One way to produce this energy conversion is to use the time varying position of the power piston to produce a time varying magnetic flux in an electrical conductor. This produces an electromotive potential which can be consumed locally, or remotely over transmission lines, by connection to an electrical appliance such as a motor, battery charger, or heater. Commonly, this is done by using the power piston to drive an alternator mover through a mechanical link. The alternator mover is what converts a time varying position within the alternator into time varying magnetic flux in the alternator electrical conductor(s).
Stirling cycle engines can be designed and tuned for optimal efficiency at various different temperatures for the source heat exchanger. Nevertheless, once a Stirling cycle engine is tuned or optimized for particular operating conditions its efficiency dramatically decreases when these optimum conditions are not maintained. If the concentrated sunlight entering the absorber cavity varies slightly, the efficiency of the single Stirling cycle engine can be compromised. Such variations can occur when only a slight haze or foggy condition exists between the concentrator and the sun. Moreover, time of day and seasonal variations can cause the sunlight to travel through more or less atmosphere and effect the insolation, thereby adversely affecting the concentrated solar power level to a value that is not consistent with operating the Stirling cycle engine at its optimum efficiency.

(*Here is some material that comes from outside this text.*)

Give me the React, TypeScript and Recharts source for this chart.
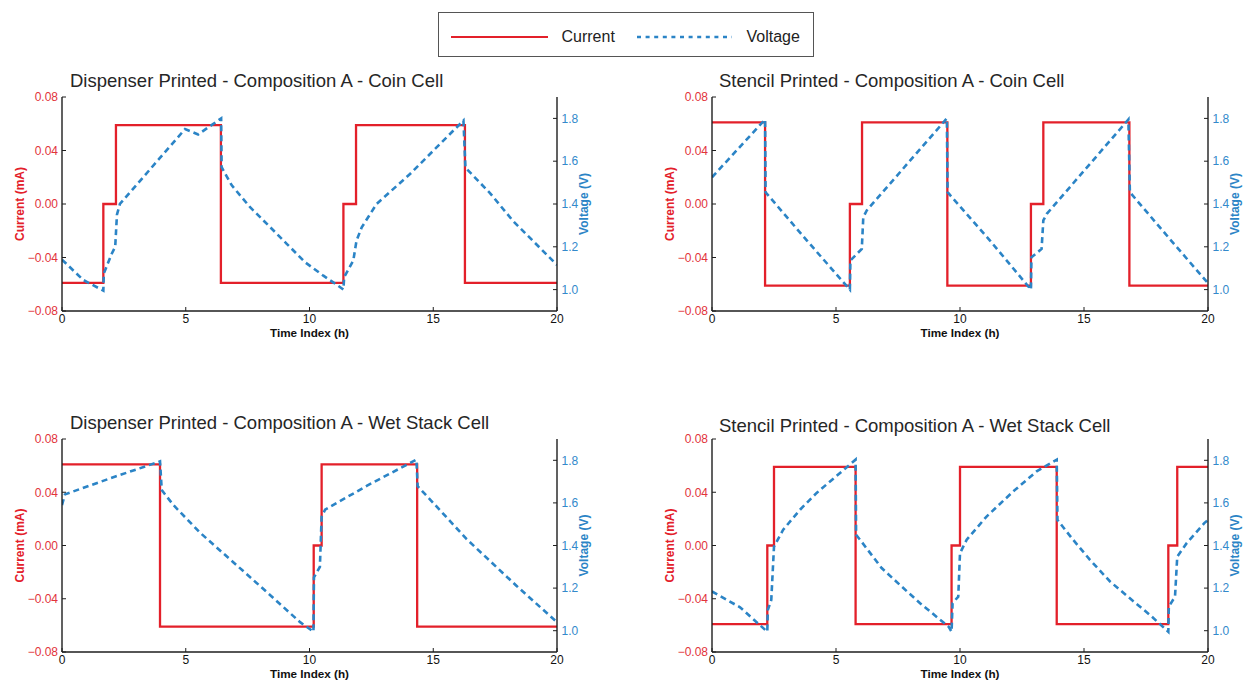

When the insolation becomes too low, the Stirling engine overcools the thermal cavity. At this point, the temperature of the thermal cavity is below the design temperature of the Stirling engine. This will result in a reduction in the heater head temperature causing the engine to operate at a lower efficiency point. Although, the design of the Stirling engine can be modified by adjusting the stroke length to partially compensate for this, the Stirling engine still may not operate at optimum or designed conditions. Therefore, over a long period of time, this inefficiency can have a significant impact on the life cycle cost of the units of energy produced.
It is desirable to provide a system and method that can automatically measure and tune a thermal dynamic engine, for example a Stirling cycle engine, to produce an optimal operation of the engine. Moreover, the system may diagnose various inefficiencies that are created over the life of the engine and can compensate for such inefficiencies to alter the operation of the Stirling engine to provide for an optimal energy transfer from the Stirling cycle engine. Moreover, it is desirable to provide a system which can finally control the Stirling cycle engine to provide for optimal power transfer over various portions of the life cycle, such as start-up and maintenance of the Stirling cycle engine. Also, the reduction of heat flux to the hot end reduces the temperature and available output power. By reducing the stroke of the Stirling, the power transfer is reduced and the hot end temperature will rise, improving the efficiency by maintaining the optimal or tuned temperature of the engine.